The promised, longed-for fire is back from Exile, as the prophets promised, first in the person and the passion of Jesus. Now it burns as the person, the presence and the power of the Holy Spirit, but in a temple of flesh and blood, not wood and stone. The tongues of that flame flickering over the heads of the 120 tell us that we are each temples of the divine glory, and that together, as the church, we are the new temple housing the glow of divine glory.
I do not see any tongues of fire burning over our heads today. If I did, I would pull the fire alarm and we’d all walk, not run, toward the exits. But the divine fire seen on Pentecost still burns. It burns as the faith, the hope and the love of Christ’s people. It burns as the assurance of God’s love for us, and our hope for the future. The fire burns as “righteousness, peace and joy,” as well as in our longing for eternal union with God. It burns and glows as the fruits of the Spirit listed in Galatians 5: love, joy, peace, patience, gentleness, kindness, and the like. That fire of divine glory also burns and warms and gives light as the gifts of the Spirit listed in I Corinthians 12: prophecy, wisdom, healing, teaching, faith, mercy, encouragement and, sometimes, other tongues. The refining, enlightening fire of God’s Spirit melts fearful hearts, and make of us an interdependent community whose different gifts bless and build each other up.
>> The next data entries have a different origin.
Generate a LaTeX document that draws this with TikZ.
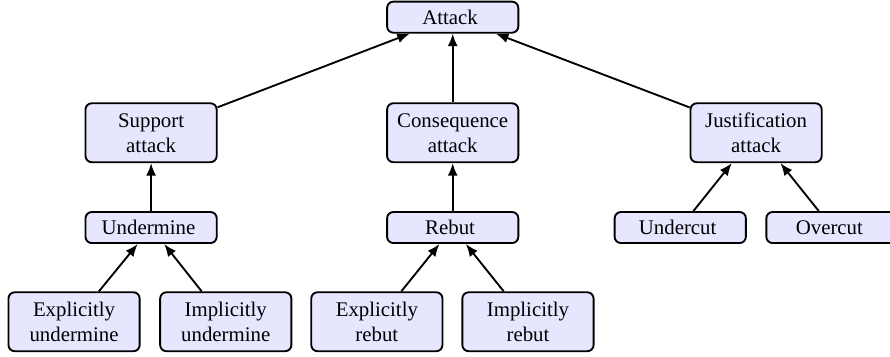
\documentclass[tikz,border=0pt]{standalone}
\usepackage{fontspec}
\setmainfont{Liberation Serif}
\usepackage{tikz}
\usetikzlibrary{arrows.meta}
\definecolor{boxfill}{RGB}{230, 230, 255}

\begin{document}
\begin{tikzpicture}[
    box/.style={draw, rounded corners=3, fill=boxfill, line width=0.9,
      align=center, minimum width=63pt, minimum height=14.9pt,
      inner xsep=3pt, inner ysep=2.8pt},
    tallbox/.style={box, minimum height=28.3pt},
    link/.style={-{Latex[length=6pt, width=4.8pt]}, line width=0.9}]

  \useasboundingbox (0, 0) rectangle (15.02, -6.01);

  % top
  \node[box] (attack) at (7.64, -0.29) { Attack };

  % middle row
  \node[tallbox] (support) at (2.55, -2.24) { Support\\attack };
  \node[tallbox] (consequence) at (7.64, -2.24) { Consequence\\attack };
  \node[tallbox] (justification) at (12.76, -2.24) { Justification\\attack };

  \node[box] (undermine) at (2.55, -3.84) { Undermine };
  \node[box] (rebut) at (7.64, -3.84) { Rebut };
  \node[box] (undercut) at (11.48, -3.84) { Undercut };
  \node[box] (overcut) at (14.04, -3.84) { Overcut };

  % bottom row
  \node[tallbox] (expundermine) at (1.25, -5.43) { Explicitly\\undermine };
  \node[tallbox] (impundermine) at (3.81, -5.43) { Implicitly\\undermine };
  \node[tallbox] (exprebut) at (6.36, -5.43) { Explicitly\\rebut };
  \node[tallbox] (imprebut) at (8.91, -5.43) { Implicitly\\rebut };

  \draw[link] (support) -- (attack);
  \draw[link] (consequence) -- (attack);
  \draw[link] (justification) -- (attack);

  \draw[link] (undermine) -- (support);
  \draw[link] (rebut) -- (consequence);
  \draw[link] (undercut) -- (justification);
  \draw[link] (overcut) -- (justification);

  \draw[link] (expundermine) -- (undermine);
  \draw[link] (impundermine) -- (undermine);
  \draw[link] (exprebut) -- (rebut);
  \draw[link] (imprebut) -- (rebut);

\end{tikzpicture}
\end{document}
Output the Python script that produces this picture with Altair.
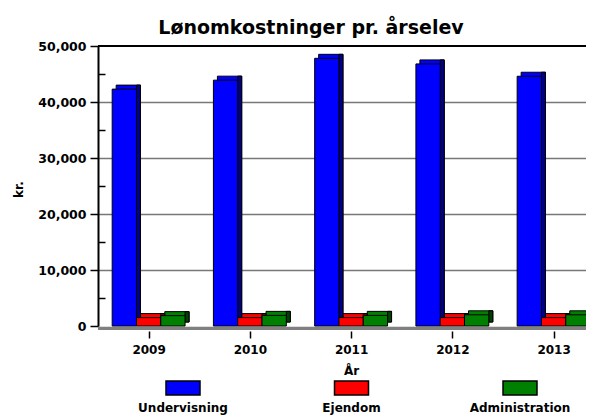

Pentecost makes us, singly and together, that promised temple into which the fiery glow of God’s glory and presence returned, also as promised. Like in the Tabernacle in which God accompanied the Hebrews during the Exodus, this fire burns within and among a pilgrim people on our homeward journey from Exile among the nations, until we stand with fellow pilgrims from every tribe, tongue and nation in the temple that will unite heaven and earth, the New Jerusalem. Until then, let us trust the Holy Spirit within us and among us to guide us and protect us, to purify us of every false love, and to be the fire that gives power, warmth and light for Christ-like character, service and witness to the world, never again to leave his temple of flesh and blood, which we are by the gift of God’s Spirit.